Governments of the past few decades seem to have forgotten their calling: “Take care of the people and protect them.” Instead, the securing of growing international economies of scale appear to be uppermost in the mind of our politicians. While the brass ring is being chased by our leaders, they seem to be fearfully out of touch with the people. I give two illustrations.
We now possess, with gratitude, a partial pension from the federal government. We don’t deserve it; we earned it!” So, we said, let us take the busses when we can. Good idea, we said. It is a good green option, we said. We flashed our pensioner’s cards and took the bus from the Train Shed Museum to Woolies at Mowbray. The bus lowered obediently before us when we got in and when we exited. The bus driver was a nice and polite man. The charge, for a couple of oldies was $3.40…for two kilometres!
Our auto would have been cheaper…so much for the busses. We would walk if arthritis did not make that impossible. Besides, the Hawks football team needs 30 million dollars and the horse ‘industry’ needs at least 100 million. Let us eat cake.
Secondly, we have also learned another trick about deteriorating infrastructure. We live at the top of the Finger Post Hill and at the very bottom is a small wooden bridge which has been the site of many accidents, many floodings and at least one traffic death of which we know. The bridge is on a slight curve and treacherous. The scars of the years give it an ominous look. Trucks thunder around the slight turn and one quickly prays that the logs will not slip off, the truck tail will not fish nor the pine boards collapse on top of the car. It has not happened yet.
But Lo! I have discovered something all Tasmanian drivers should know: I look as far up the Finger Post as I can and…pull over and stop if there is a truck coming. Simple! I am guaranteed another safe passage…at least until I get to the blind corner about a kilometre ahead. Who says we cannot live bravely in this new world?

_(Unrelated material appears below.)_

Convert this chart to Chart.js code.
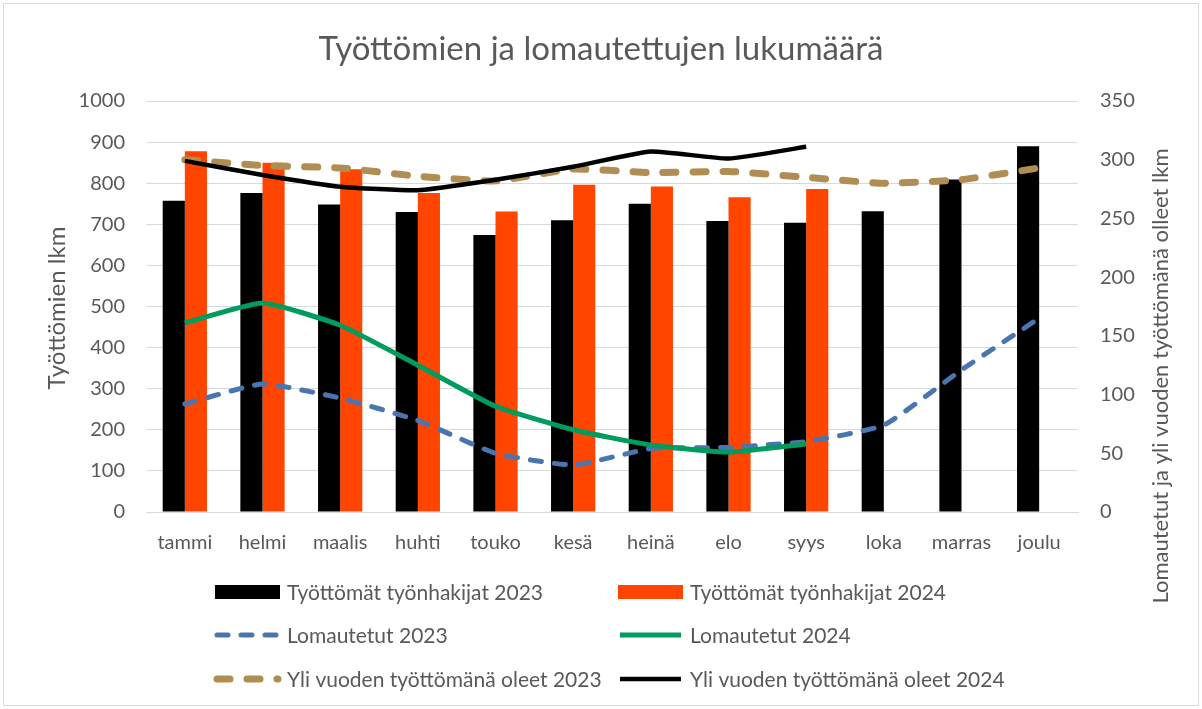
<!DOCTYPE html>
<html>
<head>
<meta charset="utf-8">
<script src="https://cdn.jsdelivr.net/npm/chart.js@4/dist/chart.umd.min.js"></script>
<style>
  html, body { margin: 0; padding: 0; background: #fff; }
  #wrap { width: 1202px; height: 709px; }
</style>
</head>
<body>
<div id="wrap"><canvas id="myChart" width="1202" height="709"></canvas></div>
<script>
// Kuukaudet ja sarjat (luettu kuvasta)
const months = ['tammi', 'helmi', 'maalis', 'huhti', 'touko', 'kesä', 'heinä', 'elo', 'syys', 'loka', 'marras', 'joulu'];
const tyottomat2023 = [757, 776, 748, 730, 674, 710, 750, 708, 704, 732, 809, 890];
const tyottomat2024 = [878, 850, 834, 776, 731, 796, 792, 766, 786, null, null, null];
const lomautetut2023 = [92, 109, 97, 78, 50, 40, 54, 55, 60, 74, 121, 165];
const lomautetut2024 = [161, 178, 159, 125, 90, 70, 57, 51, 58, null, null, null];
const yliVuoden2023 = [300, 295, 293, 286, 282, 292, 289, 290, 285, 280, 283, 293];
const yliVuoden2024 = [299, 287, 277, 274, 283, 294, 307, 301, 311, null, null, null];

const leftTicks = [0, 100, 200, 300, 400, 500, 600, 700, 800, 900, 1000];
const rightTicks = [0, 50, 100, 150, 200, 250, 300, 350];

const FONT = 'Lato, "Open Sans", sans-serif';
const GREY = '#595959';

// Otsikko, akselien otsikot, selite ja kehys piirretään itse
const decorations = {
    id: 'decorations',
    afterDraw(chart) {
        const ctx = chart.ctx;
        ctx.save();

        // kehys
        ctx.strokeStyle = '#d9d9d9';
        ctx.lineWidth = 1;
        ctx.strokeRect(3.5, 3.5, 1195, 702);

        ctx.fillStyle = GREY;
        ctx.textAlign = 'center';
        ctx.textBaseline = 'middle';
        ctx.font = '33px ' + FONT;
        ctx.fillText('Työttömien ja lomautettujen lukumäärä', 601, 49);

        ctx.font = '24px ' + FONT;
        ctx.save();
        ctx.translate(57, 308);
        ctx.rotate(-Math.PI / 2);
        ctx.fillText('Työttömien lkm', 0, 0);
        ctx.restore();

        ctx.font = '22px ' + FONT;
        ctx.save();
        ctx.translate(1161, 376);
        ctx.rotate(-Math.PI / 2);
        ctx.fillText('Lomautetut ja yli vuoden työttömänä olleet lkm', 0, 0);
        ctx.restore();

        // selite kahdessa sarakkeessa
        const colX = [215, 618];
        const rowY = [592, 635, 679];
        ctx.font = '21px ' + FONT;
        ctx.textAlign = 'left';
        chart.data.datasets.forEach((ds, i) => {
            const x = colX[i % 2];
            const y = rowY[Math.floor(i / 2)];
            if (ds.type === 'bar') {
                ctx.fillStyle = ds.backgroundColor;
                ctx.fillRect(x, y - 7, 65, 14);
            } else {
                ctx.strokeStyle = ds.borderColor;
                ctx.lineWidth = ds.borderWidth;
                ctx.lineCap = ds.borderCapStyle || 'butt';
                ctx.setLineDash(ds.borderDash || []);
                ctx.beginPath();
                ctx.moveTo(x + 2, y);
                ctx.lineTo(x + 63, y);
                ctx.stroke();
                ctx.setLineDash([]);
            }
            ctx.fillStyle = GREY;
            ctx.fillText(ds.label, x + 72, y + 1);
        });
        ctx.restore();
    }
};

const ctx = document.getElementById('myChart').getContext('2d');
const chart = new Chart(ctx, {
    data: {
        labels: months,
        datasets: [
            {
                type: 'bar',
                label: 'Työttömät työnhakijat 2023',
                data: tyottomat2023,
                backgroundColor: '#000000',
                yAxisID: 'y',
                order: 10,
            },
            {
                type: 'bar',
                label: 'Työttömät työnhakijat 2024',
                data: tyottomat2024,
                backgroundColor: '#ff4500',
                yAxisID: 'y',
                order: 10,
            },
            {
                type: 'line',
                label: 'Lomautetut 2023',
                data: lomautetut2023,
                borderColor: '#4a76b0',
                borderWidth: 5,
                borderDash: [11, 13],
                borderCapStyle: 'round',
                yAxisID: 'y1',
                order: 4,
            },
            {
                type: 'line',
                label: 'Lomautetut 2024',
                data: lomautetut2024,
                borderColor: '#009c5e',
                borderWidth: 5,
                yAxisID: 'y1',
                order: 3,
            },
            {
                type: 'line',
                label: 'Yli vuoden työttömänä oleet 2023',
                data: yliVuoden2023,
                borderColor: '#b08d52',
                borderWidth: 7,
                borderDash: [13, 17],
                borderCapStyle: 'round',
                yAxisID: 'y1',
                order: 2,
            },
            {
                type: 'line',
                label: 'Yli vuoden työttömänä oleet 2024',
                data: yliVuoden2024,
                borderColor: '#000000',
                borderWidth: 4.5,
                yAxisID: 'y1',
                order: 1,
            },
        ],
    },
    options: {
        responsive: false,
        animation: false,
        layout: {
            padding: { top: 101, left: 0, right: 0, bottom: 0 },
        },
        datasets: {
            bar: { categoryPercentage: 0.57, barPercentage: 1.0 },
            line: { pointRadius: 0, tension: 0.15, fill: false },
        },
        plugins: {
            legend: { display: false },
            title: { display: false },
            tooltip: { enabled: false },
        },
        scales: {
            x: {
                grid: { display: false, drawTicks: false },
                border: { display: true, color: '#d9d9d9' },
                ticks: { color: GREY, font: { family: FONT, size: 20 }, padding: 19 },
                afterFit: (scale) => { scale.height = 709 - 512; },
            },
            y: {
                position: 'left',
                min: 0,
                max: 1000,
                afterBuildTicks: (scale) => { scale.ticks = leftTicks.map(v => ({ value: v })); },
                grid: { color: '#d9d9d9', drawTicks: false },
                border: { display: false },
                ticks: {
                    color: GREY, font: { family: FONT, size: 20 }, padding: 21,
                    callback: (value) => String(value),
                },
                afterFit: (scale) => { scale.width = 146; },
            },
            y1: {
                position: 'right',
                min: 0,
                max: 350,
                afterBuildTicks: (scale) => { scale.ticks = rightTicks.map(v => ({ value: v })); },
                grid: { display: false, drawTicks: false },
                border: { display: false },
                ticks: {
                    color: GREY, font: { family: FONT, size: 20 }, padding: 22,
                    callback: (value) => String(value),
                },
                afterFit: (scale) => { scale.width = 1202 - 1078; },
            },
        },
    },
    plugins: [decorations],
});
</script>
</body>
</html>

The trouble is; I think the infrastructure of Tasmania is deteriorating faster than I am! With luck I may have fifteen more years…I doubt if Tasmania’s infrastructure does.
AS WE wait for the second and perhaps the third shoe to fall while the proposed pulp mill waits for final decisions, life goes on. The infrastructure of Tasmania and the needs of Tasmanians continue to age. Some things never change.